* _WORK TO COMPLETE_
Repeat all the material exactly; pictures stay out of your copy.

**********

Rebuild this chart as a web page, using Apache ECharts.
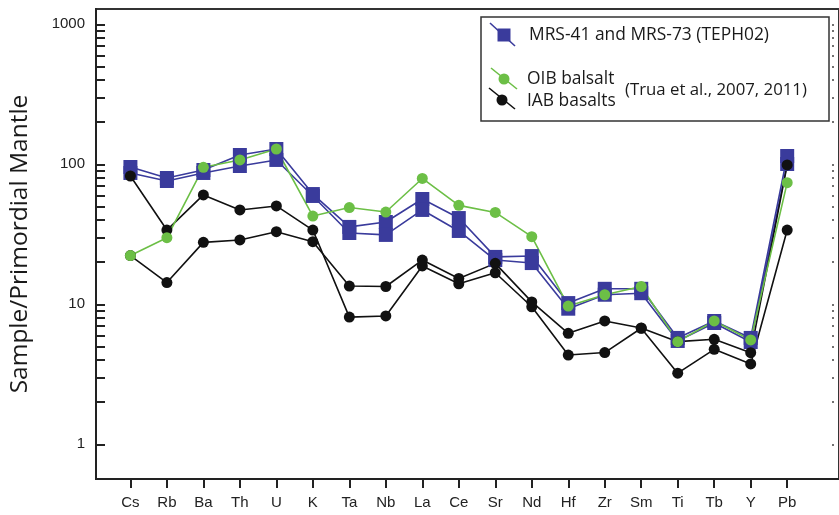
<!DOCTYPE html>
<html>
<head>
<meta charset="utf-8">
<script src="https://cdn.jsdelivr.net/npm/echarts@6/dist/echarts.min.js"></script>
<style>
  html, body { margin: 0; padding: 0; background: #fff; }
  #chart { width: 839px; height: 515px; }
</style>
</head>
<body>
<div id="chart"></div>
<script>
// Trace elements, in spider-diagram order
const elements = ['Cs', 'Rb', 'Ba', 'Th', 'U', 'K', 'Ta', 'Nb', 'La', 'Ce', 'Sr', 'Nd', 'Hf', 'Zr', 'Sm', 'Ti', 'Tb', 'Y', 'Pb'];

// Sample / primordial mantle ratios
const mrs41 = [95.6, 79.8, 91.0, 116.5, 128.6, 61.3, 35.7, 38.7, 56.5, 41.3, 21.8, 22.1, 10.2, 12.9, 12.9, 5.75, 7.6, 5.75, 114.6];
const mrs73 = [86.7, 76.0, 86.7, 97.2, 107.4, 59.4, 32.3, 31.3, 47.2, 33.4, 20.7, 19.7, 9.3, 11.7, 12.0, 5.47, 7.35, 5.38, 100.5];
const oibBasalt = [22.3, 29.9, 95.2, 107.4, 128.6, 42.7, 49.1, 45.6, 79.2, 50.9, 45.3, 30.4, 9.72, 11.7, 13.4, 5.41, 7.6, 5.56, 73.9];
const iabBasaltA = [82.5, 33.9, 60.4, 47.2, 50.4, 33.9, 8.1, 8.25, 18.8, 14.0, 16.8, 9.6, 4.34, 4.52, 6.74, 3.22, 4.77, 3.75, 33.9];
const iabBasaltB = [22.3, 14.3, 27.7, 28.8, 33.0, 28.0, 13.5, 13.4, 20.7, 15.3, 19.6, 10.4, 6.2, 7.6, 6.77, 5.41, 5.62, 4.51, 98.9];

// Log axis ticks
const yLabelTicks = [1, 10, 100, 1000];
const yTicks = [1, 2, 3, 4, 5, 6, 7, 8, 9, 10, 20, 30, 40, 50, 60, 70, 80, 90, 100, 200, 300, 400, 500, 600, 700, 800, 900, 1000];

const BLUE = '#3a3b9c';
const GREEN = '#6cbf46';
const BLACK = '#111111';
const AXIS = '#222222';
const FONT = 'Open Sans';

const pairs = arr => arr.map((v, i) => [i, v]);
const idx = elements.map((_, i) => i);

function lineSeries(name, arr, color, symbol, size) {
  return {
    name: name,
    type: 'line',
    data: pairs(arr),
    symbol: symbol,
    symbolSize: size,
    showSymbol: true,
    itemStyle: { color: color, opacity: 1 },
    lineStyle: { color: color, width: 1.6 },
    emphasis: { disabled: true },
    animation: false
  };
}

const chart = echarts.init(document.getElementById('chart'));
chart.setOption({
  backgroundColor: '#fff',
  animation: false,
  grid: {
    left: 96, top: 9, right: -6, bottom: 36,
    show: true, borderColor: '#333', borderWidth: 2, backgroundColor: 'transparent'
  },
  xAxis: {
    type: 'value',
    min: -0.943,
    max: 19.42,
    axisLine: { show: true, onZero: false, lineStyle: { color: AXIS, width: 2 } },
    axisTick: { show: true, customValues: idx, length: 9, inside: false, lineStyle: { color: AXIS, width: 2 } },
    axisLabel: {
      customValues: idx,
      formatter: v => elements[Math.round(v)] || '',
      fontFamily: 'Liberation Sans', fontSize: 15, color: '#222', margin: 16
    },
    splitLine: { show: false }
  },
  yAxis: [
    {
      type: 'log',
      logBase: 10,
      min: 0.565,
      max: 1286,
      name: 'Sample/Primordial Mantle',
      nameLocation: 'middle',
      nameGap: 63,
      nameTextStyle: { fontFamily: FONT, fontSize: 24.5, color: '#1a1a1a' },
      axisLine: { show: true, onZero: false, lineStyle: { color: AXIS, width: 2 } },
      axisTick: { show: true, customValues: yTicks, inside: true, length: 9, lineStyle: { color: AXIS, width: 2 } },
      axisLabel: {
        customValues: yLabelTicks,
        formatter: v => String(Math.round(v)),
        fontFamily: 'Liberation Sans', fontSize: 15, color: '#222', margin: 11
      },
      splitLine: { show: false }
    },
    {
      type: 'log',
      logBase: 10,
      min: 0.565,
      max: 1286,
      position: 'right',
      offset: -5,
      axisLine: { show: false, onZero: false },
      axisTick: { show: true, customValues: yTicks, inside: true, length: 2, lineStyle: { color: '#444', width: 1.5 } },
      axisLabel: { show: false },
      splitLine: { show: false }
    }
  ],
  series: [
    lineSeries('MRS-41', mrs41, BLUE, 'rect', 14),
    lineSeries('MRS-73', mrs73, BLUE, 'rect', 14),
    lineSeries('IAB basalts A', iabBasaltA, BLACK, 'circle', 11),
    lineSeries('IAB basalts B', iabBasaltB, BLACK, 'circle', 11),
    lineSeries('OIB balsalt', oibBasalt, GREEN, 'circle', 11)
  ],
  graphic: [
    { type: 'rect', shape: { x: 481, y: 17, width: 348, height: 104 },
      style: { fill: '#fff', stroke: '#333', lineWidth: 1.5 }, z: 100 },
    { type: 'line', shape: { x1: 490, y1: 23, x2: 515, y2: 46 },
      style: { stroke: BLUE, lineWidth: 1.6 }, z: 101 },
    { type: 'rect', shape: { x: 497.5, y: 28.5, width: 13, height: 13 },
      style: { fill: BLUE }, z: 102 },
    { type: 'text', x: 529, y: 35,
      style: { text: 'MRS-41 and MRS-73 (TEPH02)', fontFamily: FONT, fontSize: 17.4, fill: '#1a1a1a', verticalAlign: 'middle' }, z: 102 },
    { type: 'line', shape: { x1: 491, y1: 68, x2: 517, y2: 89 },
      style: { stroke: GREEN, lineWidth: 1.6 }, z: 101 },
    { type: 'circle', shape: { cx: 504, cy: 79, r: 5.5 },
      style: { fill: GREEN }, z: 102 },
    { type: 'text', x: 527, y: 79,
      style: { text: 'OIB balsalt', fontFamily: FONT, fontSize: 17.4, fill: '#1a1a1a', verticalAlign: 'middle' }, z: 102 },
    { type: 'line', shape: { x1: 489, y1: 88, x2: 515, y2: 109 },
      style: { stroke: BLACK, lineWidth: 1.6 }, z: 101 },
    { type: 'circle', shape: { cx: 502, cy: 100, r: 5.5 },
      style: { fill: BLACK }, z: 102 },
    { type: 'text', x: 527, y: 101,
      style: { text: 'IAB basalts', fontFamily: FONT, fontSize: 17.4, fill: '#1a1a1a', verticalAlign: 'middle' }, z: 102 },
    { type: 'text', x: 625, y: 90,
      style: { text: '(Trua et al., 2007, 2011)', fontFamily: FONT, fontSize: 16.8, fill: '#1a1a1a', verticalAlign: 'middle' }, z: 102 }
  ]
});
</script>
</body>
</html>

**********

* _RESULT_
Rebuild this chart as a web page, using Apache ECharts.
<!DOCTYPE html>
<html>
<head>
<meta charset="utf-8">
<script src="https://cdn.jsdelivr.net/npm/echarts@6/dist/echarts.min.js"></script>
<style>
  html, body { margin: 0; padding: 0; background: #fff; }
  #chart { width: 839px; height: 515px; }
</style>
</head>
<body>
<div id="chart"></div>
<script>
// Trace elements, in spider-diagram order
const elements = ['Cs', 'Rb', 'Ba', 'Th', 'U', 'K', 'Ta', 'Nb', 'La', 'Ce', 'Sr', 'Nd', 'Hf', 'Zr', 'Sm', 'Ti', 'Tb', 'Y', 'Pb'];

// Sample / primordial mantle ratios
const mrs41 = [95.6, 79.8, 91.0, 116.5, 128.6, 61.3, 35.7, 38.7, 56.5, 41.3, 21.8, 22.1, 10.2, 12.9, 12.9, 5.75, 7.6, 5.75, 114.6];
const mrs73 = [86.7, 76.0, 86.7, 97.2, 107.4, 59.4, 32.3, 31.3, 47.2, 33.4, 20.7, 19.7, 9.3, 11.7, 12.0, 5.47, 7.35, 5.38, 100.5];
const oibBasalt = [22.3, 29.9, 95.2, 107.4, 128.6, 42.7, 49.1, 45.6, 79.2, 50.9, 45.3, 30.4, 9.72, 11.7, 13.4, 5.41, 7.6, 5.56, 73.9];
const iabBasaltA = [82.5, 33.9, 60.4, 47.2, 50.4, 33.9, 8.1, 8.25, 18.8, 14.0, 16.8, 9.6, 4.34, 4.52, 6.74, 3.22, 4.77, 3.75, 33.9];
const iabBasaltB = [22.3, 14.3, 27.7, 28.8, 33.0, 28.0, 13.5, 13.4, 20.7, 15.3, 19.6, 10.4, 6.2, 7.6, 6.77, 5.41, 5.62, 4.51, 98.9];

// Log axis ticks
const yLabelTicks = [1, 10, 100, 1000];
const yTicks = [1, 2, 3, 4, 5, 6, 7, 8, 9, 10, 20, 30, 40, 50, 60, 70, 80, 90, 100, 200, 300, 400, 500, 600, 700, 800, 900, 1000];

const BLUE = '#3a3b9c';
const GREEN = '#6cbf46';
const BLACK = '#111111';
const AXIS = '#222222';
const FONT = 'Open Sans';

const pairs = arr => arr.map((v, i) => [i, v]);
const idx = elements.map((_, i) => i);

function lineSeries(name, arr, color, symbol, size) {
  return {
    name: name,
    type: 'line',
    data: pairs(arr),
    symbol: symbol,
    symbolSize: size,
    showSymbol: true,
    itemStyle: { color: color, opacity: 1 },
    lineStyle: { color: color, width: 1.6 },
    emphasis: { disabled: true },
    animation: false
  };
}

const chart = echarts.init(document.getElementById('chart'));
chart.setOption({
  backgroundColor: '#fff',
  animation: false,
  grid: {
    left: 96, top: 9, right: -6, bottom: 36,
    show: true, borderColor: '#333', borderWidth: 2, backgroundColor: 'transparent'
  },
  xAxis: {
    type: 'value',
    min: -0.943,
    max: 19.42,
    axisLine: { show: true, onZero: false, lineStyle: { color: AXIS, width: 2 } },
    axisTick: { show: true, customValues: idx, length: 9, inside: false, lineStyle: { color: AXIS, width: 2 } },
    axisLabel: {
      customValues: idx,
      formatter: v => elements[Math.round(v)] || '',
      fontFamily: 'Liberation Sans', fontSize: 15, color: '#222', margin: 16
    },
    splitLine: { show: false }
  },
  yAxis: [
    {
      type: 'log',
      logBase: 10,
      min: 0.565,
      max: 1286,
      name: 'Sample/Primordial Mantle',
      nameLocation: 'middle',
      nameGap: 63,
      nameTextStyle: { fontFamily: FONT, fontSize: 24.5, color: '#1a1a1a' },
      axisLine: { show: true, onZero: false, lineStyle: { color: AXIS, width: 2 } },
      axisTick: { show: true, customValues: yTicks, inside: true, length: 9, lineStyle: { color: AXIS, width: 2 } },
      axisLabel: {
        customValues: yLabelTicks,
        formatter: v => String(Math.round(v)),
        fontFamily: 'Liberation Sans', fontSize: 15, color: '#222', margin: 11
      },
      splitLine: { show: false }
    },
    {
      type: 'log',
      logBase: 10,
      min: 0.565,
      max: 1286,
      position: 'right',
      offset: -5,
      axisLine: { show: false, onZero: false },
      axisTick: { show: true, customValues: yTicks, inside: true, length: 2, lineStyle: { color: '#444', width: 1.5 } },
      axisLabel: { show: false },
      splitLine: { show: false }
    }
  ],
  series: [
    lineSeries('MRS-41', mrs41, BLUE, 'rect', 14),
    lineSeries('MRS-73', mrs73, BLUE, 'rect', 14),
    lineSeries('IAB basalts A', iabBasaltA, BLACK, 'circle', 11),
    lineSeries('IAB basalts B', iabBasaltB, BLACK, 'circle', 11),
    lineSeries('OIB balsalt', oibBasalt, GREEN, 'circle', 11)
  ],
  graphic: [
    { type: 'rect', shape: { x: 481, y: 17, width: 348, height: 104 },
      style: { fill: '#fff', stroke: '#333', lineWidth: 1.5 }, z: 100 },
    { type: 'line', shape: { x1: 490, y1: 23, x2: 515, y2: 46 },
      style: { stroke: BLUE, lineWidth: 1.6 }, z: 101 },
    { type: 'rect', shape: { x: 497.5, y: 28.5, width: 13, height: 13 },
      style: { fill: BLUE }, z: 102 },
    { type: 'text', x: 529, y: 35,
      style: { text: 'MRS-41 and MRS-73 (TEPH02)', fontFamily: FONT, fontSize: 17.4, fill: '#1a1a1a', verticalAlign: 'middle' }, z: 102 },
    { type: 'line', shape: { x1: 491, y1: 68, x2: 517, y2: 89 },
      style: { stroke: GREEN, lineWidth: 1.6 }, z: 101 },
    { type: 'circle', shape: { cx: 504, cy: 79, r: 5.5 },
      style: { fill: GREEN }, z: 102 },
    { type: 'text', x: 527, y: 79,
      style: { text: 'OIB balsalt', fontFamily: FONT, fontSize: 17.4, fill: '#1a1a1a', verticalAlign: 'middle' }, z: 102 },
    { type: 'line', shape: { x1: 489, y1: 88, x2: 515, y2: 109 },
      style: { stroke: BLACK, lineWidth: 1.6 }, z: 101 },
    { type: 'circle', shape: { cx: 502, cy: 100, r: 5.5 },
      style: { fill: BLACK }, z: 102 },
    { type: 'text', x: 527, y: 101,
      style: { text: 'IAB basalts', fontFamily: FONT, fontSize: 17.4, fill: '#1a1a1a', verticalAlign: 'middle' }, z: 102 },
    { type: 'text', x: 625, y: 90,
      style: { text: '(Trua et al., 2007, 2011)', fontFamily: FONT, fontSize: 16.8, fill: '#1a1a1a', verticalAlign: 'middle' }, z: 102 }
  ]
});
</script>
</body>
</html>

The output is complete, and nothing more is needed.